#### PROBLEM STATEMENT
Your task is to extract every line from the material below exactly.

#### DATA PROVIDED

____________

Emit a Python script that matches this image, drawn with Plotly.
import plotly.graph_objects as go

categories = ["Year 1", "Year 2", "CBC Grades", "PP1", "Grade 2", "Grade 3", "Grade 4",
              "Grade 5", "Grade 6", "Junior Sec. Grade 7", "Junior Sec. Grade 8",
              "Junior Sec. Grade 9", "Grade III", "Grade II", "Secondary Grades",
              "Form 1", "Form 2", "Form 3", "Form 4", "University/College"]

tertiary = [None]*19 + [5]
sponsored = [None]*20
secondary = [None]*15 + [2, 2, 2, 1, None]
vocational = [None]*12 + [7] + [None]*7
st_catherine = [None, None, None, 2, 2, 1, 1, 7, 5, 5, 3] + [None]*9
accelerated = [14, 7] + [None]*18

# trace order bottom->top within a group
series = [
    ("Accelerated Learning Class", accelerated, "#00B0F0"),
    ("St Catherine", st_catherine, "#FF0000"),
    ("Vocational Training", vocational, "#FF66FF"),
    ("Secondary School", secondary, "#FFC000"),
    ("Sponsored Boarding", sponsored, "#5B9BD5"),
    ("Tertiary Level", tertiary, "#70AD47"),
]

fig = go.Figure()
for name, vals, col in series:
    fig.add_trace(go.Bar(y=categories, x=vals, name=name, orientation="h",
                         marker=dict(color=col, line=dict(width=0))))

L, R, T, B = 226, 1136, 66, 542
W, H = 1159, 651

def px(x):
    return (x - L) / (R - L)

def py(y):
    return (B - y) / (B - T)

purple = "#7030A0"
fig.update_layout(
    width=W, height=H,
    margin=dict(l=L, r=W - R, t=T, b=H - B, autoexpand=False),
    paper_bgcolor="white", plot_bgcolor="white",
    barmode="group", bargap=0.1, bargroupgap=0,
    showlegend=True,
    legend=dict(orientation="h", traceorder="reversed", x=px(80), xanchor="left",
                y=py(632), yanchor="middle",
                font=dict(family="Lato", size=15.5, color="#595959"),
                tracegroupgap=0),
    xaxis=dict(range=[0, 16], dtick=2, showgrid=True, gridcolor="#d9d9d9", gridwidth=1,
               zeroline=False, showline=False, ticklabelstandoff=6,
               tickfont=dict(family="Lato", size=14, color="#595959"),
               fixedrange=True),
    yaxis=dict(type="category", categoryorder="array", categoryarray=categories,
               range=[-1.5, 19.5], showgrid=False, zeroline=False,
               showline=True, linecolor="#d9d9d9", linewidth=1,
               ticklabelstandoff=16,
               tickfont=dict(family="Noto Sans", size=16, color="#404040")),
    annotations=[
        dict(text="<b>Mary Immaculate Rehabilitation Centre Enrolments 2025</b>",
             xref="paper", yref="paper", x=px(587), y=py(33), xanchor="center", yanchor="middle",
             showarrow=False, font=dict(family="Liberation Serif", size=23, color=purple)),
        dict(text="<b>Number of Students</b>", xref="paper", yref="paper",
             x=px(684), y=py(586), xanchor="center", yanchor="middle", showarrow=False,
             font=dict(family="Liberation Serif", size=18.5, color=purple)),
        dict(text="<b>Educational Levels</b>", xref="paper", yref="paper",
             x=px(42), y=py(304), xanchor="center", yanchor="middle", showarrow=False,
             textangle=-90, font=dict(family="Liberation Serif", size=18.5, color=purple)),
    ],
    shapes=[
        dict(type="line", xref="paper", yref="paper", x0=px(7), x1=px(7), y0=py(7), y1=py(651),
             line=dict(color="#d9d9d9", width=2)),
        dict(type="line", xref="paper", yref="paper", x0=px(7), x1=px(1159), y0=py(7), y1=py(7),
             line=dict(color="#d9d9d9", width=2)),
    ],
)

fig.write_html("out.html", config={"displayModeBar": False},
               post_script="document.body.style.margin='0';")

____________

#### EXERCISE OUTPUT
Emit a Python script that matches this image, drawn with Plotly.
import plotly.graph_objects as go

categories = ["Year 1", "Year 2", "CBC Grades", "PP1", "Grade 2", "Grade 3", "Grade 4",
              "Grade 5", "Grade 6", "Junior Sec. Grade 7", "Junior Sec. Grade 8",
              "Junior Sec. Grade 9", "Grade III", "Grade II", "Secondary Grades",
              "Form 1", "Form 2", "Form 3", "Form 4", "University/College"]

tertiary = [None]*19 + [5]
sponsored = [None]*20
secondary = [None]*15 + [2, 2, 2, 1, None]
vocational = [None]*12 + [7] + [None]*7
st_catherine = [None, None, None, 2, 2, 1, 1, 7, 5, 5, 3] + [None]*9
accelerated = [14, 7] + [None]*18

# trace order bottom->top within a group
series = [
    ("Accelerated Learning Class", accelerated, "#00B0F0"),
    ("St Catherine", st_catherine, "#FF0000"),
    ("Vocational Training", vocational, "#FF66FF"),
    ("Secondary School", secondary, "#FFC000"),
    ("Sponsored Boarding", sponsored, "#5B9BD5"),
    ("Tertiary Level", tertiary, "#70AD47"),
]

fig = go.Figure()
for name, vals, col in series:
    fig.add_trace(go.Bar(y=categories, x=vals, name=name, orientation="h",
                         marker=dict(color=col, line=dict(width=0))))

L, R, T, B = 226, 1136, 66, 542
W, H = 1159, 651

def px(x):
    return (x - L) / (R - L)

def py(y):
    return (B - y) / (B - T)

purple = "#7030A0"
fig.update_layout(
    width=W, height=H,
    margin=dict(l=L, r=W - R, t=T, b=H - B, autoexpand=False),
    paper_bgcolor="white", plot_bgcolor="white",
    barmode="group", bargap=0.1, bargroupgap=0,
    showlegend=True,
    legend=dict(orientation="h", traceorder="reversed", x=px(80), xanchor="left",
                y=py(632), yanchor="middle",
                font=dict(family="Lato", size=15.5, color="#595959"),
                tracegroupgap=0),
    xaxis=dict(range=[0, 16], dtick=2, showgrid=True, gridcolor="#d9d9d9", gridwidth=1,
               zeroline=False, showline=False, ticklabelstandoff=6,
               tickfont=dict(family="Lato", size=14, color="#595959"),
               fixedrange=True),
    yaxis=dict(type="category", categoryorder="array", categoryarray=categories,
               range=[-1.5, 19.5], showgrid=False, zeroline=False,
               showline=True, linecolor="#d9d9d9", linewidth=1,
               ticklabelstandoff=16,
               tickfont=dict(family="Noto Sans", size=16, color="#404040")),
    annotations=[
        dict(text="<b>Mary Immaculate Rehabilitation Centre Enrolments 2025</b>",
             xref="paper", yref="paper", x=px(587), y=py(33), xanchor="center", yanchor="middle",
             showarrow=False, font=dict(family="Liberation Serif", size=23, color=purple)),
        dict(text="<b>Number of Students</b>", xref="paper", yref="paper",
             x=px(684), y=py(586), xanchor="center", yanchor="middle", showarrow=False,
             font=dict(family="Liberation Serif", size=18.5, color=purple)),
        dict(text="<b>Educational Levels</b>", xref="paper", yref="paper",
             x=px(42), y=py(304), xanchor="center", yanchor="middle", showarrow=False,
             textangle=-90, font=dict(family="Liberation Serif", size=18.5, color=purple)),
    ],
    shapes=[
        dict(type="line", xref="paper", yref="paper", x0=px(7), x1=px(7), y0=py(7), y1=py(651),
             line=dict(color="#d9d9d9", width=2)),
        dict(type="line", xref="paper", yref="paper", x0=px(7), x1=px(1159), y0=py(7), y1=py(7),
             line=dict(color="#d9d9d9", width=2)),
    ],
)

fig.write_html("out.html", config={"displayModeBar": False},
               post_script="document.body.style.margin='0';")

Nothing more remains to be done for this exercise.